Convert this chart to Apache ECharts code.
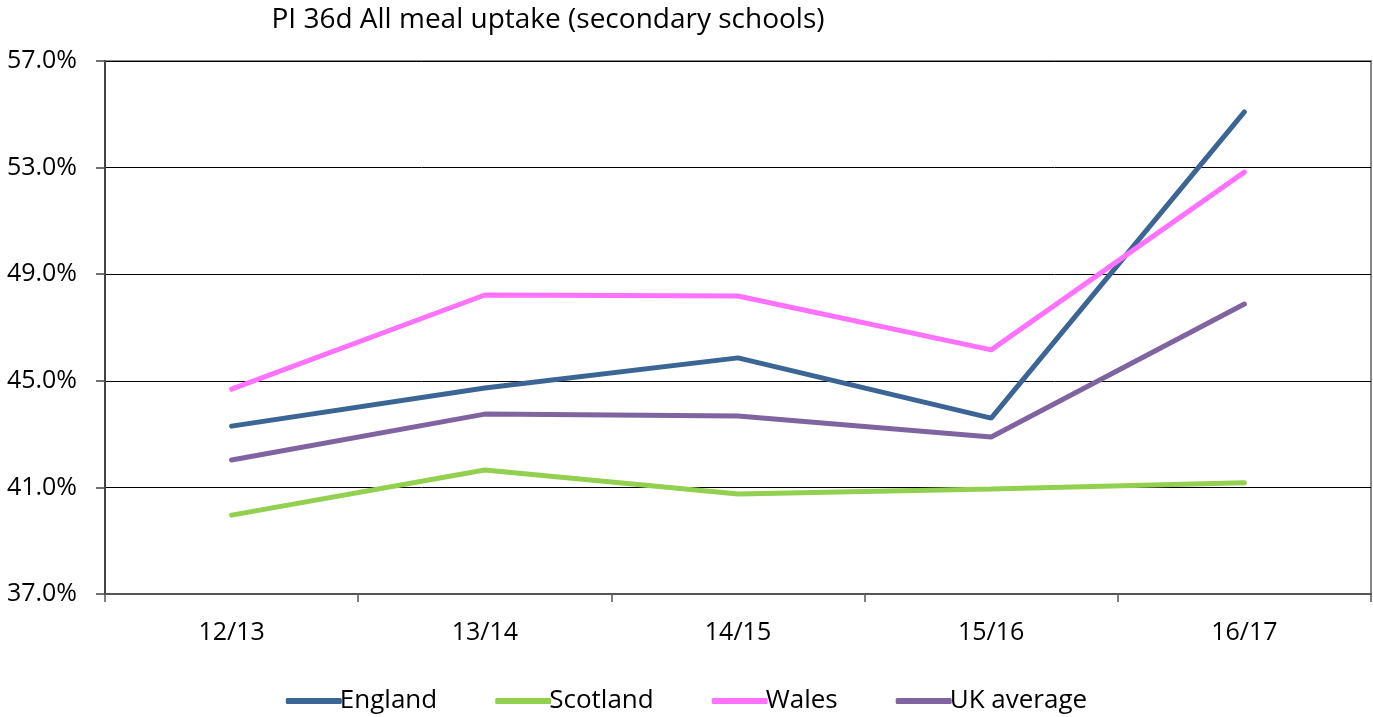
<!DOCTYPE html>
<html><head><meta charset="utf-8">
<script src="https://cdn.jsdelivr.net/npm/echarts@6/dist/echarts.min.js"></script>
<style>html,body{margin:0;padding:0;background:#fff}#c{width:1373px;height:717px}</style>
</head><body><div id="c"></div>
<script>
const categories = ['12/13','13/14','14/15','15/16','16/17'];
const england = [43.3, 44.73, 45.86, 43.6, 55.09];
const scotland = [39.96, 41.65, 40.75, 40.94, 41.17];
const wales = [44.69, 48.22, 48.18, 46.16, 52.83];
const ukAverage = [42.03, 43.75, 43.68, 42.89, 47.88];
const seriesNames = ['England','Scotland','Wales','UK average'];
const colors = ['#3A6595','#92D050','#FF71FF','#8064A2'];
const font = '"Open Sans", "Noto Sans", sans-serif';
const chart = echarts.init(document.getElementById('c'));
const data = [england, scotland, wales, ukAverage];
chart.setOption({
  animation: false,
  title: { text: 'PI 36d All meal uptake (secondary schools)', left: 543, top: 1, textAlign: 'center',
    textStyle: { fontFamily: font, fontSize: 28, fontWeight: 'normal', color: '#000' } },
  legend: { bottom: -2, left: 'center', itemGap: 58, itemWidth: 56, itemHeight: 6,
    icon: 'roundRect',
    textStyle: { fontFamily: font, fontSize: 26, color: '#000', padding: [0,0,0,-7] },
    data: seriesNames },
  grid: { left: 105, right: 2, top: 61, bottom: 123, show: true, borderColor: '#888', borderWidth: 2, backgroundColor: 'transparent' },
  xAxis: { type: 'category', data: categories, boundaryGap: true,
    axisLine: { lineStyle: { color: '#555', width: 2 } },
    axisTick: { show: true, length: 8, lineStyle: { color: '#555', width: 1.5 } },
    axisLabel: { fontFamily: font, fontSize: 25, color: '#000', margin: 26 } },
  yAxis: { type: 'value', min: 37, max: 57, interval: 4,
    axisLine: { show: true, lineStyle: { color: '#444', width: 2 } },
    axisTick: { show: true, length: 9, lineStyle: { color: '#444', width: 1.5 } },
    splitLine: { lineStyle: { color: '#000', width: 1 } },
    axisLabel: { fontFamily: font, fontSize: 25, color: '#000', margin: 28, formatter: v => v.toFixed(1) + '%' } },
  series: seriesNames.map((n, i) => ({
    name: n, type: 'line', data: data[i], symbol: 'none', smooth: false,
    lineStyle: { color: colors[i], width: 5, cap: 'round' }, itemStyle: { color: colors[i] }
  }))
});
</script></body></html>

* [Exercise description]: Word for word, quote the full listing, omitting every picture.

* [Answer to this problem]:
Convert this chart to Apache ECharts code.
<!DOCTYPE html>
<html><head><meta charset="utf-8">
<script src="https://cdn.jsdelivr.net/npm/echarts@6/dist/echarts.min.js"></script>
<style>html,body{margin:0;padding:0;background:#fff}#c{width:1373px;height:717px}</style>
</head><body><div id="c"></div>
<script>
const categories = ['12/13','13/14','14/15','15/16','16/17'];
const england = [43.3, 44.73, 45.86, 43.6, 55.09];
const scotland = [39.96, 41.65, 40.75, 40.94, 41.17];
const wales = [44.69, 48.22, 48.18, 46.16, 52.83];
const ukAverage = [42.03, 43.75, 43.68, 42.89, 47.88];
const seriesNames = ['England','Scotland','Wales','UK average'];
const colors = ['#3A6595','#92D050','#FF71FF','#8064A2'];
const font = '"Open Sans", "Noto Sans", sans-serif';
const chart = echarts.init(document.getElementById('c'));
const data = [england, scotland, wales, ukAverage];
chart.setOption({
  animation: false,
  title: { text: 'PI 36d All meal uptake (secondary schools)', left: 543, top: 1, textAlign: 'center',
    textStyle: { fontFamily: font, fontSize: 28, fontWeight: 'normal', color: '#000' } },
  legend: { bottom: -2, left: 'center', itemGap: 58, itemWidth: 56, itemHeight: 6,
    icon: 'roundRect',
    textStyle: { fontFamily: font, fontSize: 26, color: '#000', padding: [0,0,0,-7] },
    data: seriesNames },
  grid: { left: 105, right: 2, top: 61, bottom: 123, show: true, borderColor: '#888', borderWidth: 2, backgroundColor: 'transparent' },
  xAxis: { type: 'category', data: categories, boundaryGap: true,
    axisLine: { lineStyle: { color: '#555', width: 2 } },
    axisTick: { show: true, length: 8, lineStyle: { color: '#555', width: 1.5 } },
    axisLabel: { fontFamily: font, fontSize: 25, color: '#000', margin: 26 } },
  yAxis: { type: 'value', min: 37, max: 57, interval: 4,
    axisLine: { show: true, lineStyle: { color: '#444', width: 2 } },
    axisTick: { show: true, length: 9, lineStyle: { color: '#444', width: 1.5 } },
    splitLine: { lineStyle: { color: '#000', width: 1 } },
    axisLabel: { fontFamily: font, fontSize: 25, color: '#000', margin: 28, formatter: v => v.toFixed(1) + '%' } },
  series: seriesNames.map((n, i) => ({
    name: n, type: 'line', data: data[i], symbol: 'none', smooth: false,
    lineStyle: { color: colors[i], width: 5, cap: 'round' }, itemStyle: { color: colors[i] }
  }))
});
</script></body></html>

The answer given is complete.